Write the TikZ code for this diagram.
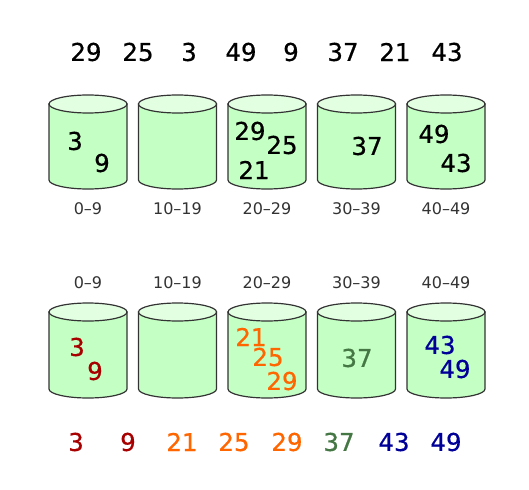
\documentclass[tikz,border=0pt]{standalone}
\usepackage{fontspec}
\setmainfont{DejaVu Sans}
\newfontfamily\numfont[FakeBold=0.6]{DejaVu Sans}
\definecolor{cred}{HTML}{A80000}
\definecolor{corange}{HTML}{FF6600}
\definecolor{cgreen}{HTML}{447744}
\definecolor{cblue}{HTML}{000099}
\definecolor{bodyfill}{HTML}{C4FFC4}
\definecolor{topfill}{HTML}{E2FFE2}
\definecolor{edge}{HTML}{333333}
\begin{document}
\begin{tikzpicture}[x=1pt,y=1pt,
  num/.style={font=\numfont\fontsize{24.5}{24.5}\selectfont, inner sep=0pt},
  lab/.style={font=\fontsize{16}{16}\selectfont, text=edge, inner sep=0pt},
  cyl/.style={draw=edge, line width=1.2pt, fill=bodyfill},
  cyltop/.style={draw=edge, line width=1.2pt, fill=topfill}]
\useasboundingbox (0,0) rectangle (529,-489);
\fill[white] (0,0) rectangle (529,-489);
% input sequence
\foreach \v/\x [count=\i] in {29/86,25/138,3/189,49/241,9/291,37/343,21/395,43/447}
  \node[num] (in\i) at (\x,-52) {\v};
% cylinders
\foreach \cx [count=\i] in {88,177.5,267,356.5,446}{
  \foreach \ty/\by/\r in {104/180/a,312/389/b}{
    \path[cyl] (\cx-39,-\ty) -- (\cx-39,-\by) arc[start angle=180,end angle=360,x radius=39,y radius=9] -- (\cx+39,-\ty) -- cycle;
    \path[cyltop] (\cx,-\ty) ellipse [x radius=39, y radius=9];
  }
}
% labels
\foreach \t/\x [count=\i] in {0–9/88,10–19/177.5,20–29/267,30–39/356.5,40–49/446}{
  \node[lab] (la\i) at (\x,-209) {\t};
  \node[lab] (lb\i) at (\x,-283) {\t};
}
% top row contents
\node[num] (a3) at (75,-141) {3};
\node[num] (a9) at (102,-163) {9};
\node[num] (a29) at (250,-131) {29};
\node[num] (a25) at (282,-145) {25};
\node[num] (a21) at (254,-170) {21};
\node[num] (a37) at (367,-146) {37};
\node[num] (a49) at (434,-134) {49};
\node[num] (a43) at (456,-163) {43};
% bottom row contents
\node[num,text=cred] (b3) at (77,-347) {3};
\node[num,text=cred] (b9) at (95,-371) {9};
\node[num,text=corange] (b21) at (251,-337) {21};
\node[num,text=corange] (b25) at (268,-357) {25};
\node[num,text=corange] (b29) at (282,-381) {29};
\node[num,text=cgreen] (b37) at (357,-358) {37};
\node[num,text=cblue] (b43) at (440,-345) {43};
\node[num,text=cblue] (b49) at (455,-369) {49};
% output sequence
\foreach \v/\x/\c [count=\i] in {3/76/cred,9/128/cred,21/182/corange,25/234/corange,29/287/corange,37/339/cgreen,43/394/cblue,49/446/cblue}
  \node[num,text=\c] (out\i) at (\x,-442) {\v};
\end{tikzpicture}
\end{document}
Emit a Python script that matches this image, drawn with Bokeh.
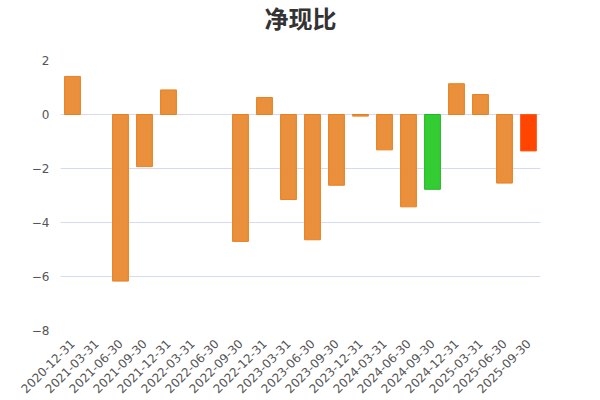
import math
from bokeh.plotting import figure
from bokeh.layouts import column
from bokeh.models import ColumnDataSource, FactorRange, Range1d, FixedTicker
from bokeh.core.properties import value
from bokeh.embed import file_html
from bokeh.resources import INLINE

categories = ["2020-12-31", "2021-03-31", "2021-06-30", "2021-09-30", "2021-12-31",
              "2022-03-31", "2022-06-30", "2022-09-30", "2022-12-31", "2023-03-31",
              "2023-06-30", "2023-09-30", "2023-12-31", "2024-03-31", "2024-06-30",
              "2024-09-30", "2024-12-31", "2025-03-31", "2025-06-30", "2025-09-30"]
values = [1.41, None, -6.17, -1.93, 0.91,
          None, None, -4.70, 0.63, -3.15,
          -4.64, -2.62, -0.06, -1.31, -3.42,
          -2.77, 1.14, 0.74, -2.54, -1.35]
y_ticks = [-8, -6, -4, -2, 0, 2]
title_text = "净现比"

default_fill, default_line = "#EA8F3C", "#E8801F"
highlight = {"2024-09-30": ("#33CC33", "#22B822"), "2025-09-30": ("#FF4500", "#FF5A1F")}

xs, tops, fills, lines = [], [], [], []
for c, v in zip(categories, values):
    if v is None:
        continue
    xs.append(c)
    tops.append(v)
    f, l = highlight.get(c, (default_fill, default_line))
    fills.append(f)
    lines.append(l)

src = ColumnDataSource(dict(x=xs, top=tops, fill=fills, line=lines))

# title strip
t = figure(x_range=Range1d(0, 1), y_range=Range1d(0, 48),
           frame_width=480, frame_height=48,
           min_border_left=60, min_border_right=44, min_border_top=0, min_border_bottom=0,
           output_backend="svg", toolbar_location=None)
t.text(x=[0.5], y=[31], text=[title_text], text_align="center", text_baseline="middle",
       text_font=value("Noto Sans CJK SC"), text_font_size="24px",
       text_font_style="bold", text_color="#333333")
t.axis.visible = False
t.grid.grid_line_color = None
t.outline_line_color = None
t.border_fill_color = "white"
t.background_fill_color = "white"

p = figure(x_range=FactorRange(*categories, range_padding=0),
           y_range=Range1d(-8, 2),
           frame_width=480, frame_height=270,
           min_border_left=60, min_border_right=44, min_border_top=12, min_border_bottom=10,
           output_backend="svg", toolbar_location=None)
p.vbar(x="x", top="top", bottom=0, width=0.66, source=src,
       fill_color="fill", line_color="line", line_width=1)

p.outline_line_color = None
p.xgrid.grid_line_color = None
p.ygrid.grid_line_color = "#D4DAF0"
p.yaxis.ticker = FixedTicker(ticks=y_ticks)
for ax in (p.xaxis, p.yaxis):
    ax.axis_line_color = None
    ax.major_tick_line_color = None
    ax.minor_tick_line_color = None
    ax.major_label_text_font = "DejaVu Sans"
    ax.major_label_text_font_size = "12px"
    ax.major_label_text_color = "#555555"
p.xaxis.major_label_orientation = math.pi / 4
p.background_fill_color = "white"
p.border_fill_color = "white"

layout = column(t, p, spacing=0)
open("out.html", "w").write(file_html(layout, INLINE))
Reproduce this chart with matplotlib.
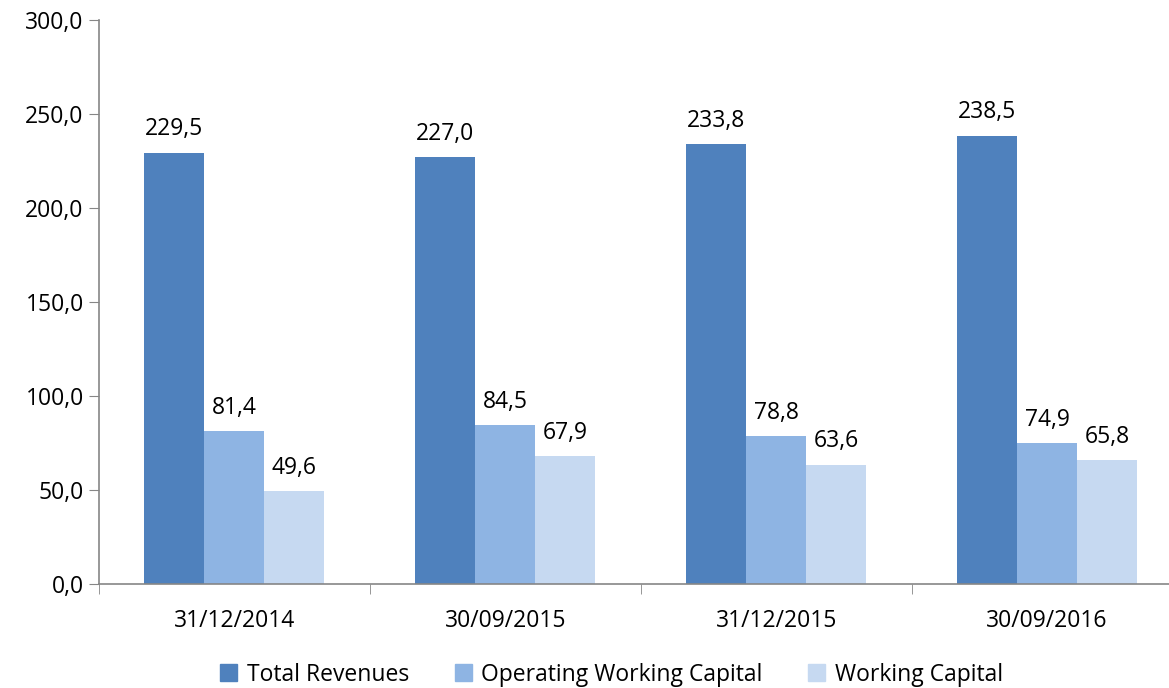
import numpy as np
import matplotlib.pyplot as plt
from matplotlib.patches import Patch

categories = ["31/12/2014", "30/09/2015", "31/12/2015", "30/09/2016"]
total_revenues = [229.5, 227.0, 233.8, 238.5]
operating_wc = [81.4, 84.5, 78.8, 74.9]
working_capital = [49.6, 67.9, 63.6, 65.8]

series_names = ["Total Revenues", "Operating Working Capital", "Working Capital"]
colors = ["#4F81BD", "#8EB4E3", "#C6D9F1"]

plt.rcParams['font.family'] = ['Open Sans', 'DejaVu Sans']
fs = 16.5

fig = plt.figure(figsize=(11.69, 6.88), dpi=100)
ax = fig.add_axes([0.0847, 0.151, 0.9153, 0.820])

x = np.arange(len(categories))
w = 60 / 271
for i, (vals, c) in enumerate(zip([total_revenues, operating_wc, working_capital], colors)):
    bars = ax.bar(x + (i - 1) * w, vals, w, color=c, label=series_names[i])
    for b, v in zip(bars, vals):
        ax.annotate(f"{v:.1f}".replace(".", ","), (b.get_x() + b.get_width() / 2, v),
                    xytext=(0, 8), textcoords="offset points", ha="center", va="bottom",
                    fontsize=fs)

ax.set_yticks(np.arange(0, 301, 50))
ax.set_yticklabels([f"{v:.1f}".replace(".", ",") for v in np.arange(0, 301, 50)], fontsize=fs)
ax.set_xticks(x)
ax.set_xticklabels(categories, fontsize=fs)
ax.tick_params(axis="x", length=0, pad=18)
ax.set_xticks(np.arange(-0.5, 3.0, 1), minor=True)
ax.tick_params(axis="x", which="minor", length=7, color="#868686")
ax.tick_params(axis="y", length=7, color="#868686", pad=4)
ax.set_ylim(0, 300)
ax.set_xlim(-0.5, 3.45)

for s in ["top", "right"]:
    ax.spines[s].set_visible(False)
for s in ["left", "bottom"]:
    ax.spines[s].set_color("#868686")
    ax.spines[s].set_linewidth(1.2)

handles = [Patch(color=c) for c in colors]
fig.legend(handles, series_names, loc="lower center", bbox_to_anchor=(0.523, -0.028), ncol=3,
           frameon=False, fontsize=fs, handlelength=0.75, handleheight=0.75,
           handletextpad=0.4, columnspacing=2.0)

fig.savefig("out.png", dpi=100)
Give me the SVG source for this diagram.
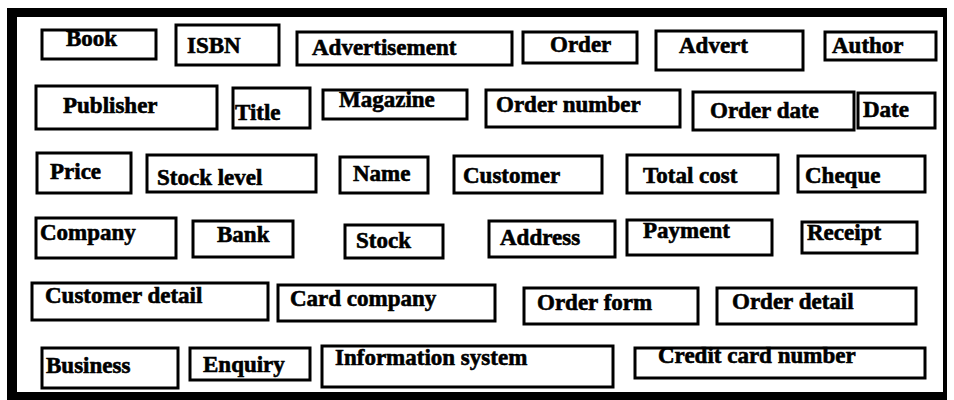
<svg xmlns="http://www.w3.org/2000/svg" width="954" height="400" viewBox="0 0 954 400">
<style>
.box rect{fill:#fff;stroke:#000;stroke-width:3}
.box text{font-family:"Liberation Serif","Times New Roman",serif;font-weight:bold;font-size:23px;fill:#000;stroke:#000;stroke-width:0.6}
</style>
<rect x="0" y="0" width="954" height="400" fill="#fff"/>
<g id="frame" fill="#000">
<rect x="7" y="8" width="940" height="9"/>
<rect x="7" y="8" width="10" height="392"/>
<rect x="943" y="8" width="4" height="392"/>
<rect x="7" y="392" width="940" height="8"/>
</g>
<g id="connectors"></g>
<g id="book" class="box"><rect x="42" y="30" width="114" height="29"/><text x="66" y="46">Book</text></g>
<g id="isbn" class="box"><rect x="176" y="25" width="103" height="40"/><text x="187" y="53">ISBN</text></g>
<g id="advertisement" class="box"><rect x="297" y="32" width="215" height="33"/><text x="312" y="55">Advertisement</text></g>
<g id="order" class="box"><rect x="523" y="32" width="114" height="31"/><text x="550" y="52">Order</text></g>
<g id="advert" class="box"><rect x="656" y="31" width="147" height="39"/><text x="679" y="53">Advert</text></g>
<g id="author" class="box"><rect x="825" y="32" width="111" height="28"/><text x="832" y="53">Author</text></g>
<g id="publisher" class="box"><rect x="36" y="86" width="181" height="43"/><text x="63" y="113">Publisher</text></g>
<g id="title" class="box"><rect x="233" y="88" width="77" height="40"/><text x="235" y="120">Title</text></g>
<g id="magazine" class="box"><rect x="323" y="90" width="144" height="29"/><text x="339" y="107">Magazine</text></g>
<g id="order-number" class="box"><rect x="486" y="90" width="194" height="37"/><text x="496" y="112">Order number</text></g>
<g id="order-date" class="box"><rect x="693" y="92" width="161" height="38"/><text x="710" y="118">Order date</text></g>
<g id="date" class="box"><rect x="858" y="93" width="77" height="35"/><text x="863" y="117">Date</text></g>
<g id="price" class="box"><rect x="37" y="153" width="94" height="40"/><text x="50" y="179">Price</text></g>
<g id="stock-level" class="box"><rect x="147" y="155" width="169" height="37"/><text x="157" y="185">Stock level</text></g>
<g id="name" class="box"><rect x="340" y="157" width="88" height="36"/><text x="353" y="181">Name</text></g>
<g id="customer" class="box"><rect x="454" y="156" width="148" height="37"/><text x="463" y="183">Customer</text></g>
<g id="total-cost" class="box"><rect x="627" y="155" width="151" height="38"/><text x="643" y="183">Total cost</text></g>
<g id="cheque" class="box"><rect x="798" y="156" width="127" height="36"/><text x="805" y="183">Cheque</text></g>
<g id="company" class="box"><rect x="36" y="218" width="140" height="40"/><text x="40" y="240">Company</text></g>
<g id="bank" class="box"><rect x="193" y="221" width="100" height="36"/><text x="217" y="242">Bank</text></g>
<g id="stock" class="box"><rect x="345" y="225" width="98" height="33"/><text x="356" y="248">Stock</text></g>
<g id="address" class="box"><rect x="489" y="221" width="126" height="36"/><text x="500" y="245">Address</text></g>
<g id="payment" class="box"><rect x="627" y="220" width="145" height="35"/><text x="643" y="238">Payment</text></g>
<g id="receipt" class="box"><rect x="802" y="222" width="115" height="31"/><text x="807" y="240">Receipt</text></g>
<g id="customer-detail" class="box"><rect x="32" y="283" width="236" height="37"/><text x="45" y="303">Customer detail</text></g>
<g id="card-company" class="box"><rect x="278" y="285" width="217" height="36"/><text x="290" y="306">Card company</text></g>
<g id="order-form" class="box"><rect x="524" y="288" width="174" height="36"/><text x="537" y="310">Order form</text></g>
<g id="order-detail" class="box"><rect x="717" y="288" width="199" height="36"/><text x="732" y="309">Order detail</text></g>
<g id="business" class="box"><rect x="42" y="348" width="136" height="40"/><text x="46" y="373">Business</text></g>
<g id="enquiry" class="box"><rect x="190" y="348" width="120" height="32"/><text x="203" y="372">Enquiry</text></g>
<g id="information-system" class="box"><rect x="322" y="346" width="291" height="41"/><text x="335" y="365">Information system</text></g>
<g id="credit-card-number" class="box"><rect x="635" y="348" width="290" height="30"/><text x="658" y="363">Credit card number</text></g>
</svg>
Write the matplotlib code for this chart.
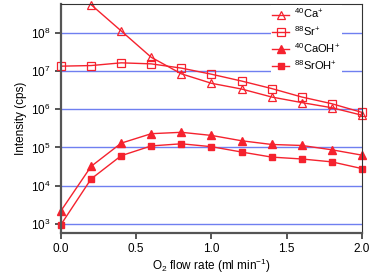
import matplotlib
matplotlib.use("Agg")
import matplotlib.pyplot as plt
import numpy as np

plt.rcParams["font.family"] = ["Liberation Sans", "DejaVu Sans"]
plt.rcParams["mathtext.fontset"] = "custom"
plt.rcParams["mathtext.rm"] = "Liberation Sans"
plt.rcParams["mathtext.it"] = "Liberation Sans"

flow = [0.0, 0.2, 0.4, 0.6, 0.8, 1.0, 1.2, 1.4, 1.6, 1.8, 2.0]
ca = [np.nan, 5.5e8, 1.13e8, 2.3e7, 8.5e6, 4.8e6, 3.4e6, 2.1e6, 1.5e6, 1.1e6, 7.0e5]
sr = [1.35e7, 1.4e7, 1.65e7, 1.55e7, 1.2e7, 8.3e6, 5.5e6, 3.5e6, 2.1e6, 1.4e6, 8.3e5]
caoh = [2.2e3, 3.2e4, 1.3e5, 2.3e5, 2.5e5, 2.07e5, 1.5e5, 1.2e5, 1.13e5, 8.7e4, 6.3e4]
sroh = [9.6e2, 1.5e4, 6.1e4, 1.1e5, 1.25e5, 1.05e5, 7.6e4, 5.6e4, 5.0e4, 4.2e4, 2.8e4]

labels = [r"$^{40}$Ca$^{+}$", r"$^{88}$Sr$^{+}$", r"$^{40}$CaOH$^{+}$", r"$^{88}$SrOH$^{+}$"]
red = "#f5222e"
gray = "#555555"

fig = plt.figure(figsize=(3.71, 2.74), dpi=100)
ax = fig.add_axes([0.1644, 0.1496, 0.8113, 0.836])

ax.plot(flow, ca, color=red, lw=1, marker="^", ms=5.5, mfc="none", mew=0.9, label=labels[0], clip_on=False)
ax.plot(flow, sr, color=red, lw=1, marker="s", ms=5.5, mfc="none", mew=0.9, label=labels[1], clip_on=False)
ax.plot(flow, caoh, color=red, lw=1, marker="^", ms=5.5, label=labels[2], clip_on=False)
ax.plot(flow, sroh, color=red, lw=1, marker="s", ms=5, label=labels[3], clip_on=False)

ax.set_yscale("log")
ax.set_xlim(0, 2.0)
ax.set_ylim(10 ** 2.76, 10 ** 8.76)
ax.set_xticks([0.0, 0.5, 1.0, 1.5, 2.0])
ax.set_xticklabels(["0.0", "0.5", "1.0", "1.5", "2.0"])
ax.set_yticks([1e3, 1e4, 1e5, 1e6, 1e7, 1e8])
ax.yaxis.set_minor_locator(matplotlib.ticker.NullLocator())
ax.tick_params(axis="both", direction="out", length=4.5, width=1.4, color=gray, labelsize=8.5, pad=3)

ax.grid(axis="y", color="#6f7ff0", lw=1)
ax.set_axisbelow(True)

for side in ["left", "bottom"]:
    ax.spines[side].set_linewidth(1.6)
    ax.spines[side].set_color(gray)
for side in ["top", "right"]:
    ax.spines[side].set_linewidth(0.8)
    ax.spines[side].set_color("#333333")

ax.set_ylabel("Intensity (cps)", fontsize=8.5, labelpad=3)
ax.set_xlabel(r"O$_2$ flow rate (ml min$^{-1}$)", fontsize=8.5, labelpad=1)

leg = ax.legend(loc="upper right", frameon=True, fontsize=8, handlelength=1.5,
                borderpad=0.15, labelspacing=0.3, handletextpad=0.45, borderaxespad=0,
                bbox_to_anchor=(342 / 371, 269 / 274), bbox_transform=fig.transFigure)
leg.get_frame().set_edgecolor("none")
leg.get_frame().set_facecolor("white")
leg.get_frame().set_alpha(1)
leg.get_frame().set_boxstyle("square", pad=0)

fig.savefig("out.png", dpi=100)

#####

§ Exercise instructions
Above are some entries; copy exactly the lines from the line with "Reproduce this chart with matplotlib." through the line with "ax = fig.add_axes([0.0847, 0.151, 0.9153, 0.820])", both included, but none of the pictures.

§ Result of the task
Reproduce this chart with matplotlib.
import numpy as np
import matplotlib.pyplot as plt
from matplotlib.patches import Patch

categories = ["31/12/2014", "30/09/2015", "31/12/2015", "30/09/2016"]
total_revenues = [229.5, 227.0, 233.8, 238.5]
operating_wc = [81.4, 84.5, 78.8, 74.9]
working_capital = [49.6, 67.9, 63.6, 65.8]

series_names = ["Total Revenues", "Operating Working Capital", "Working Capital"]
colors = ["#4F81BD", "#8EB4E3", "#C6D9F1"]

plt.rcParams['font.family'] = ['Open Sans', 'DejaVu Sans']
fs = 16.5

fig = plt.figure(figsize=(11.69, 6.88), dpi=100)
ax = fig.add_axes([0.0847, 0.151, 0.9153, 0.820])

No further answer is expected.